We urged the president to reach out, in several directions: directly to the Palestinian people; to the business community struggling to create jobs; to young people in need of hope; to Christians concerned about their future in the Holy Land; to women seeking empowerment and to those who are committed to challenging the occupation without violence.
Just as Mr Obama intends to speak directly to the Israeli people when he is in Israel, we emphasised, he should also address ordinary Palestinians. In this context, we found promising the post-meeting statement and the final trip schedule to be encouraging.
As administration officials have made clear on several occasions, the president will not use this visit to offer a plan to restart negotiations immediately. Conditions simply do not exist for a peacemaking initiative to bear fruit. The newly constituted Israeli government leans too far to the right. The Palestinian house is also in disarray, with reconciliation talks stalled.
Given this, the best the president can do, in the short term, is attempt to reassert, directly to both peoples, his commitment to them and to a peaceful future, in an effort to change the discourse in both societies away from the cynicism and hardline views that have stalled progress towards peace.
Seen in this light, almost every aspect of the president's visit contains a message to the Israeli and Palestinian peoples. He will want to win their confidence, demonstrating that he understands their histories and current realities. He will then note the dangers inherent in the current trajectory of regional developments, and set out the challenges and opportunities that making peace will entail.

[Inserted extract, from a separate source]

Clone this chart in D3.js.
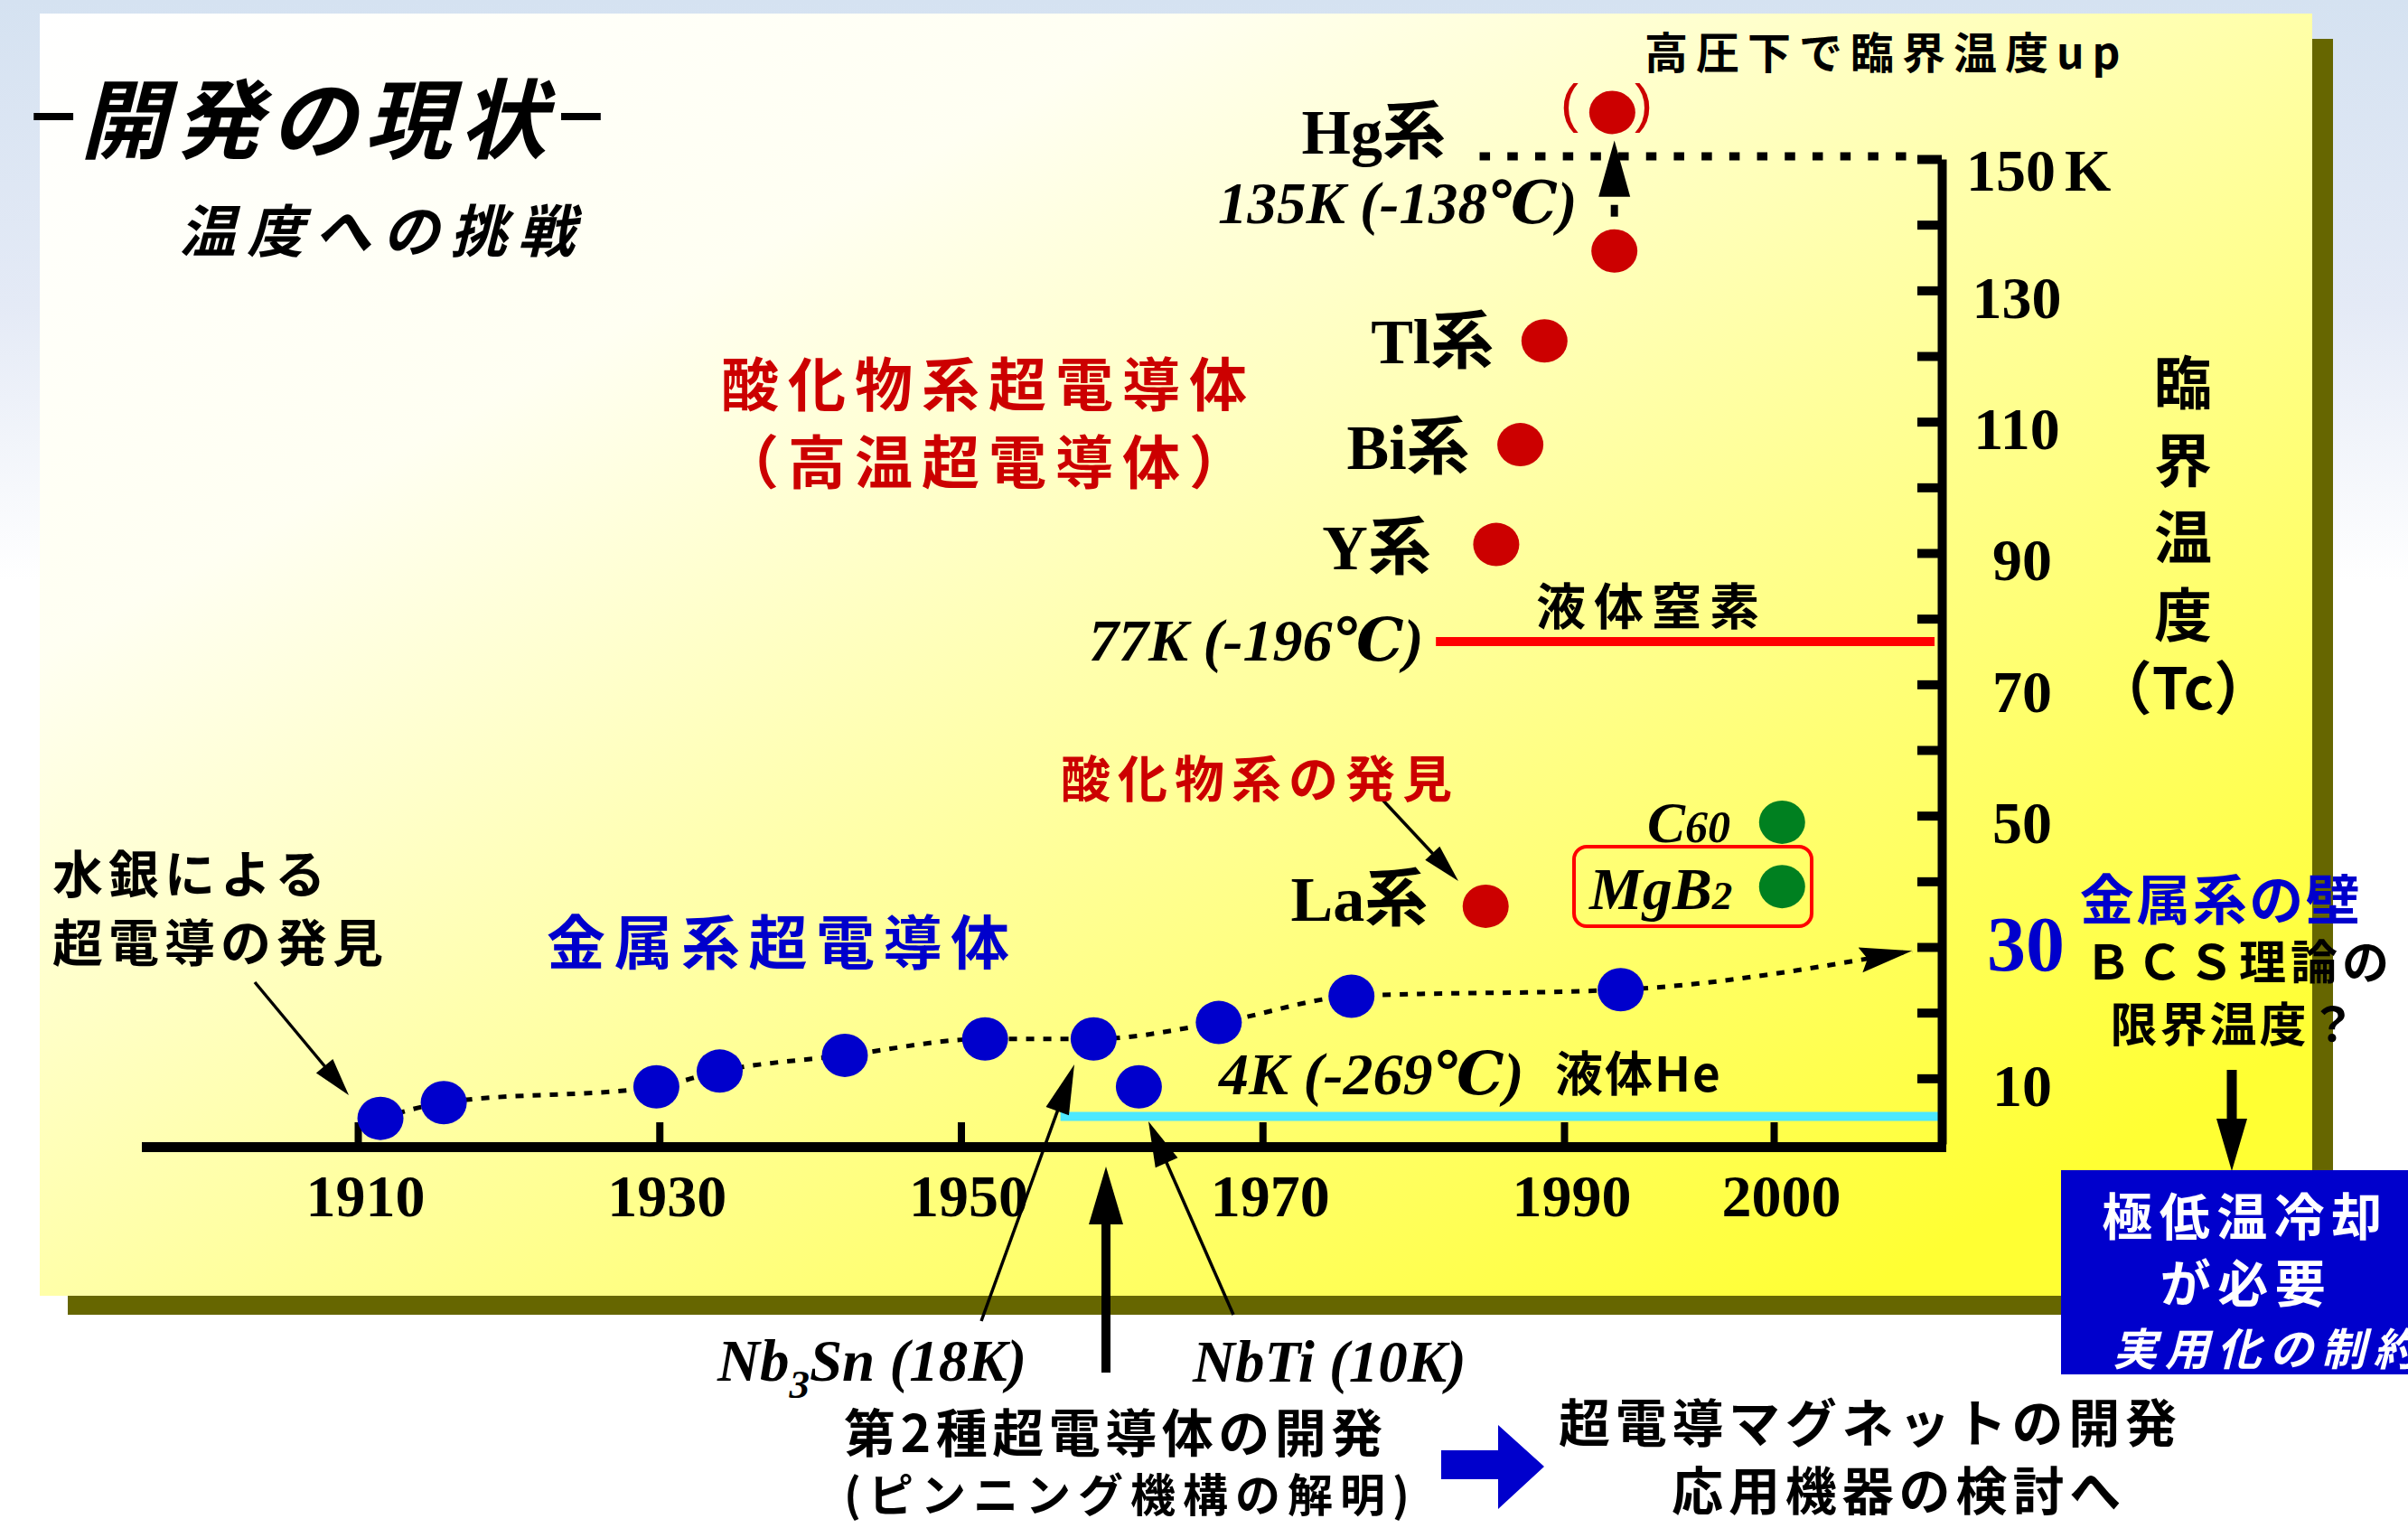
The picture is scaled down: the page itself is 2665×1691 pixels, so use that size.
<!DOCTYPE html>
<html><head><meta charset="utf-8">
<script src="https://cdn.jsdelivr.net/npm/d3@7"></script>
<style>
html,body{margin:0;padding:0;overflow:hidden;background:#fff}
svg{display:block}
</style></head><body>
<svg id="c" width="2665" height="1691"></svg>
<script>
// ---------------- data ----------------
const years = [1910, 1930, 1950, 1970, 1990, 2000];
const kTicks = [10,20,30,40,50,60,70,80,90,100,110,120,130,140,150];
const kLabels = [10,30,50,70,90,110,130,150];

const metalYears = [1911.5,1915.7,1929.8,1934.0,1942.3,1951.6,1958.8,1961.8,1967.1,1975.9,1992.7];
const metalTc    = [3.9,   6.3,   8.7,   11.1,  13.5,  16.0,  16.0,  8.7,   18.5,  22.5,  23.5];
const trendIdx   = [0,1,2,3,4,5,6,8,9,10];
const trendEndYear = 2006.6, trendEndTc = 29.4;

const oxideNames = ["La系","Y系","Bi系","Tl系","Hg系","Hg系(高圧)"];
const oxideYears = [1984.8,1985.5,1987.1,1988.7,1992.4,1992.3];
const oxideTc    = [36.2,  91.3,  106.5, 122.3, 136.0, 157.1];

const otherNames = ["C60","MgB2"];
const otherYears = [2000.4,2000.4];
const otherTc    = [49.0, 39.2];

const refNames = ["液体He","液体窒素","高圧下"];
const refTc    = [4.2, 76.5, 150];
const refFrom  = [1956.6, 1981.5, 1984.4];

// ---------------- setup ----------------
const svg = d3.select('#c');
const defs = svg.append('defs');
const bg = defs.append('linearGradient').attr('id','bg').attr('x1',0).attr('y1',0).attr('x2',0).attr('y2',1);
bg.append('stop').attr('offset',0).attr('stop-color','#d5e2f1');
bg.append('stop').attr('offset',0.2).attr('stop-color','#e4eaf6');
bg.append('stop').attr('offset',0.38).attr('stop-color','#ffffff');
bg.append('stop').attr('offset',1).attr('stop-color','#ffffff');
const pg = defs.append('linearGradient').attr('id','pg').attr('x1',0).attr('y1',0).attr('x2',1).attr('y2',1);
pg.append('stop').attr('offset',0).attr('stop-color','#ffffff');
pg.append('stop').attr('offset',0.25).attr('stop-color','#fffff2');
pg.append('stop').attr('offset',0.9).attr('stop-color','#ffff33');
pg.append('stop').attr('offset',1).attr('stop-color','#ffff33');

svg.append('rect').attr('width',2665).attr('height',1691).attr('fill','url(#bg)');
svg.append('rect').attr('x',75).attr('y',43).attr('width',2507).attr('height',1412).attr('fill','#666600');
svg.append('rect').attr('x',44).attr('y',15).attr('width',2515).attr('height',1419).attr('fill','url(#pg)');

const SERIF = "'Liberation Serif','DejaVu Serif','Noto Sans CJK JP',serif";
const JP = "'Noto Sans CJK JP','Noto Sans CJK SC',sans-serif";

const x = d3.scaleLinear().domain([1910,1990,2000]).range([396,1731,1963]);
const y = d3.scaleLinear().domain([0,150]).range([1266,176]);
const axisX = 2149;

// ---------------- reference lines ----------------
const refG = svg.append('g');
refG.append('line').attr('x1',x(refFrom[0])).attr('x2',axisX-4).attr('y1',y(refTc[0])).attr('y2',y(refTc[0]))
  .attr('stroke','#4ce8ff').attr('stroke-width',10);
refG.append('line').attr('x1',x(refFrom[1])).attr('x2',axisX-8).attr('y1',y(refTc[1])).attr('y2',y(refTc[1]))
  .attr('stroke','#ff0000').attr('stroke-width',10);
refG.append('line').attr('x1',x(refFrom[2])).attr('x2',axisX-27).attr('y1',y(refTc[2])-3).attr('y2',y(refTc[2])-3)
  .attr('stroke','#000').attr('stroke-width',9).attr('stroke-dasharray','11.5 19.2');

// ---------------- axes ----------------
svg.append('line').attr('x1',157).attr('x2',axisX+5).attr('y1',1269.5).attr('y2',1269.5)
  .attr('stroke','#000').attr('stroke-width',11);

const gx = svg.append('g').attr('transform','translate(0,1264)')
  .call(d3.axisBottom(x).tickValues(years).tickSizeInner(-22).tickSizeOuter(0).tickPadding(35).tickFormat(d3.format('d')));
gx.select('.domain').remove();
gx.selectAll('.tick line').attr('stroke','#000').attr('stroke-width',8);
gx.selectAll('.tick text').attr('font-family',SERIF).attr('font-weight','bold').attr('font-size',66)
  .attr('fill','#000').attr('dx',8);

const gy = svg.append('g').attr('transform',`translate(${axisX},0)`)
  .call(d3.axisRight(y).tickValues(kTicks).tickSizeInner(-27).tickSizeOuter(0).tickPadding(89)
    .tickFormat(d => kLabels.includes(d) ? String(d) : ''));
gy.select('.domain').attr('stroke','#000').attr('stroke-width',10);
gy.selectAll('.tick line').attr('stroke','#000').attr('stroke-width',10);
gy.selectAll('.tick text').attr('font-family',SERIF).attr('font-weight','bold').attr('font-size',66)
  .attr('fill','#000').attr('text-anchor','middle').attr('dy','0.45em')
  .attr('dx', d => d >= 100 ? -6 : 0);
gy.selectAll('.tick').filter(d => d === 30).select('text')
  .attr('fill','#0000cc').attr('font-size',86).attr('dy','0.3em').attr('dx',4);
const t150 = gy.selectAll('.tick').filter(d => d === 150).select('text')
  .attr('text-anchor','start').attr('x',27).attr('dx',0).attr('dy','0.52em');
t150.append('tspan').attr('dx',10).text('K');

// ---------------- trend line ----------------
const trendPts = trendIdx.map(i => [metalYears[i], metalTc[i]]).concat([[trendEndYear, trendEndTc]]);
defs.append('marker').attr('id','ah').attr('markerUnits','userSpaceOnUse')
  .attr('markerWidth',64).attr('markerHeight',34).attr('refX',58).attr('refY',14)
  .attr('orient','auto').attr('viewBox','0 0 64 28')
  .append('path').attr('d','M0,0 L58,14 L0,28 L8,14 Z').attr('fill','#000');
svg.append('path').datum(trendPts)
  .attr('d', d3.line().x(d => x(d[0])).y(d => y(d[1])).curve(d3.curveMonotoneX))
  .attr('fill','none').attr('stroke','#000').attr('stroke-width',5).attr('stroke-dasharray','9 10')
  .attr('marker-end','url(#ah)');

// ---------------- arrows ----------------
const ann = svg.append('g');
function arrow(x1,y1,x2,y2,hl,hw,lw){
  const a = Math.atan2(y2-y1, x2-x1);
  const bx = x2 - hl*Math.cos(a), by = y2 - hl*Math.sin(a);
  ann.append('line').attr('x1',x1).attr('y1',y1).attr('x2',bx+2*Math.cos(a)).attr('y2',by+2*Math.sin(a))
    .attr('stroke','#000').attr('stroke-width',lw);
  const px = -Math.sin(a)*hw/2, py = Math.cos(a)*hw/2;
  ann.append('path').attr('d',`M${x2},${y2}L${bx+px},${by+py}L${bx-px},${by-py}Z`).attr('fill','#000');
}
arrow(282,1087,386,1212,42,24,3.5);
arrow(1529,884,1614,975,42,22,3.5);
arrow(1086,1462,1189,1178,55,27,3.5);
arrow(1365,1455,1271,1241,50,27,3.5);
arrow(1224,1519,1224,1291,64,38,10);
arrow(2470,1184,2470,1296,58,34,11);
const hgx = x(oxideYears[4]);
ann.append('line').attr('x1',hgx).attr('x2',hgx).attr('y1',y(oxideTc[4])-38).attr('y2',y(oxideTc[4])-51)
  .attr('stroke','#000').attr('stroke-width',8);
ann.append('path').attr('d',`M${hgx},${y(oxideTc[5])+31}L${hgx-17.5},${y(oxideTc[4])-60}L${hgx+17.5},${y(oxideTc[4])-60}Z`)
  .attr('fill','#000');

// ---------------- dots ----------------
const dots = svg.append('g');
dots.selectAll('.m').data(metalYears).enter().append('ellipse')
  .attr('cx',(d)=>x(d)).attr('cy',(d,i)=>y(metalTc[i])).attr('rx',25.5).attr('ry',24).attr('fill','#0000cc');
dots.selectAll('.o').data(oxideYears).enter().append('ellipse')
  .attr('cx',(d)=>x(d)).attr('cy',(d,i)=>y(oxideTc[i])).attr('rx',25.5).attr('ry',24).attr('fill','#cc0000');
dots.selectAll('.g').data(otherYears).enter().append('ellipse')
  .attr('cx',(d)=>x(d)).attr('cy',(d,i)=>y(otherTc[i])).attr('rx',25.5).attr('ry',24).attr('fill','#008020');

svg.append('rect').attr('x',1742).attr('y',937).attr('width',263).attr('height',88).attr('rx',14)
  .attr('fill','none').attr('stroke','#ff0000').attr('stroke-width',4);

// ---------------- text helper ----------------
function txt(xp, yp, str, o){
  o = o || {};
  const t = svg.append('text').attr('x',xp).attr('y',yp)
    .attr('font-family', o.fam || JP)
    .attr('font-size', o.size || 56)
    .attr('font-weight', o.weight || 'bold')
    .attr('fill', o.fill || '#000')
    .attr('text-anchor', o.anchor || 'start');
  if (o.italic) t.attr('font-style','italic');
  if (o.ls !== undefined) t.attr('letter-spacing', o.ls);
  if (str !== null) t.text(str);
  return t;
}

// title
const title = txt(30,168,null,{size:96,italic:true});
title.append('tspan').attr('font-family',"'DejaVu Sans',sans-serif").attr('font-size',70).attr('dy',-17).text('−');
title.append('tspan').attr('dy',17).attr('letter-spacing',9).text('開発の現状');
title.append('tspan').attr('font-family',"'DejaVu Sans',sans-serif").attr('font-size',70).attr('dy',-17).text('−');
txt(198,279,'温度への挑戦',{size:63,ls:12,italic:true});

txt(1820,76,'高圧下で臨界温度up',{size:48,ls:9});
txt(1737,135,'(',{fam:"'Liberation Sans',sans-serif",size:60,weight:'normal',fill:'#cc0000',anchor:'middle'});
txt(1819,135,')',{fam:"'Liberation Sans',sans-serif",size:60,weight:'normal',fill:'#cc0000',anchor:'middle'});

txt(798,449,'酸化物系超電導体',{size:64,ls:10,fill:'#cc0000'});
txt(798,535,'（高温超電導体）',{size:64,ls:10,fill:'#cc0000'});

const labOff = {"La系":[-64,16],"Y系":[-72,27],"Bi系":[-56,27],"Tl系":[-56,25]};
oxideNames.forEach((n,i) => {
  if (labOff[n]) txt(x(oxideYears[i])+labOff[n][0], y(oxideTc[i])+labOff[n][1], n, {fam:SERIF,size:70,anchor:'end'});
});
txt(1600,170,oxideNames[4],{fam:SERIF,size:70,anchor:'end'});

txt(1348,247,'135K (-138℃)',{fam:SERIF,size:65,italic:true});
txt(1205,731,'77K (-196℃)',{fam:SERIF,size:66,italic:true});
txt(1700,691,refNames[1],{size:55,ls:9});
txt(1349,1211,'4K (-269℃)',{fam:SERIF,size:66,italic:true});
txt(1721,1208,refNames[0],{size:53,ls:2});

txt(1174,882,'酸化物系の発見',{size:55,ls:8,fill:'#cc0000'});

const c60 = txt(1823,932,null,{fam:SERIF,size:63,italic:true});
c60.append('tspan').text('C');
c60.append('tspan').attr('font-size',50).text('60');
const mgb = txt(1759,1006,null,{fam:SERIF,size:66,italic:true});
mgb.append('tspan').text('MgB');
mgb.append('tspan').attr('font-size',45).text('2');

txt(58,988,'水銀による',{size:56,ls:6});
txt(58,1064,'超電導の発見',{size:56,ls:6});
txt(605,1067,'金属系超電導体',{size:65,ls:9.5,fill:'#0000cc'});

['臨','界','温','度','（Tc）'].forEach((s,i) => {
  txt(2416,[447,533,618,704,785][i],s,{size:64,anchor:'middle'});
});
txt(2458,1018,'金属系の壁',{size:60,ls:2.5,fill:'#0000cc',anchor:'middle'});
txt(2478,1084,'ＢＣＳ理論の',{size:52,ls:5,anchor:'middle'});
txt(2473,1153,'限界温度？',{size:52,ls:3,anchor:'middle'});

svg.append('rect').attr('x',2281).attr('y',1295).attr('width',420).attr('height',226).attr('fill','#0000cc');
txt(2485,1367,'極低温冷却',{size:56,ls:7.5,fill:'#fff',anchor:'middle'});
txt(2486,1441,'が必要',{size:56,ls:7.5,fill:'#fff',anchor:'middle'});
txt(2338,1511,'実用化の制約',{size:49,ls:8.7,fill:'#fff',italic:true});

const nb3 = txt(794,1528,null,{fam:SERIF,size:65,italic:true});
nb3.append('tspan').text('Nb');
nb3.append('tspan').attr('font-size',45).attr('dy',19).text('3');
nb3.append('tspan').attr('dy',-19).text('Sn (18K)');
txt(1320,1529,'NbTi (10K)',{fam:SERIF,size:65,italic:true});
txt(934,1607,'第2種超電導体の開発',{size:57,ls:5.5});
txt(934,1673,'(ピンニング機構の解明)',{size:50,ls:8});

svg.append('path').attr('d','M1595,1605 L1658,1605 L1658,1577 L1709,1623 L1658,1670 L1658,1637 L1595,1637 Z')
  .attr('fill','#0000cc');
txt(1725,1596,'超電導マグネットの開発',{size:57,ls:5.7});
txt(1850,1671,'応用機器の検討へ',{size:57,ls:5.9});
</script>
</body></html>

He will engage the leadership of both communities, but will go beyond the leaders to speak directly to young Israelis and Palestinians.
No doubt, both Iran and the Arab Spring will be topics of conversation in Israel and Jordan. While in Jordan, the president will support the changes underway and will encourage the king to continue on the path of reform. He will also focus on the hundreds of thousands of Syrian refugees coming into Jordan, testing that country's resources and political order.
Another aspect of the Syrian war and the Middle East's tumultuous last decade is the increased vulnerability of the region's Christians. In a surprise move, the White House added a stopover in Bethlehem between Mr Obama's visits to Israel and Jordan. Going to the Church of the Nativity in Bethlehem will allow him to focus attention on the 2,000 years of Christian presence in the Holy Land and in Egypt, Lebanon, Syria, Jordan and Iraq.
In Bethlehem, the president's team will also see first-hand the effect of the occupation on Palestinian daily life. Most evident will be the nine-metre-high wall that snakes around the little city, cutting it off from Jerusalem.
Then there is the Israeli settlement of Har Homa. The Israelis refer to this development as a "neighbourhood" of Jerusalem, but it is built largely on land seized from Bethlehem.
In the late 1990s Bill Clinton, then president, strongly objected to Prime Minister Benjamin Netanyahu's plans to build Har Homa on the green hill of Jabal Abul Ghnaim. But Mr Netanyahu defied the US and today that green space is gone, replaced by a settlement of 15,000 Israelis, with plans for expansion. This settlement, like the wall, separates Bethlehem from Jerusalem.
This will be the president's first trip of his second term, and while he will not table a peace plan, every indication is that he remains committed to an Israeli-Palestinian peace. This trip is designed to begin a process to engage the Israeli and Palestinian peoples (and Jewish and Arab Americans) in an effort to win new support for peacemaking efforts that will follow.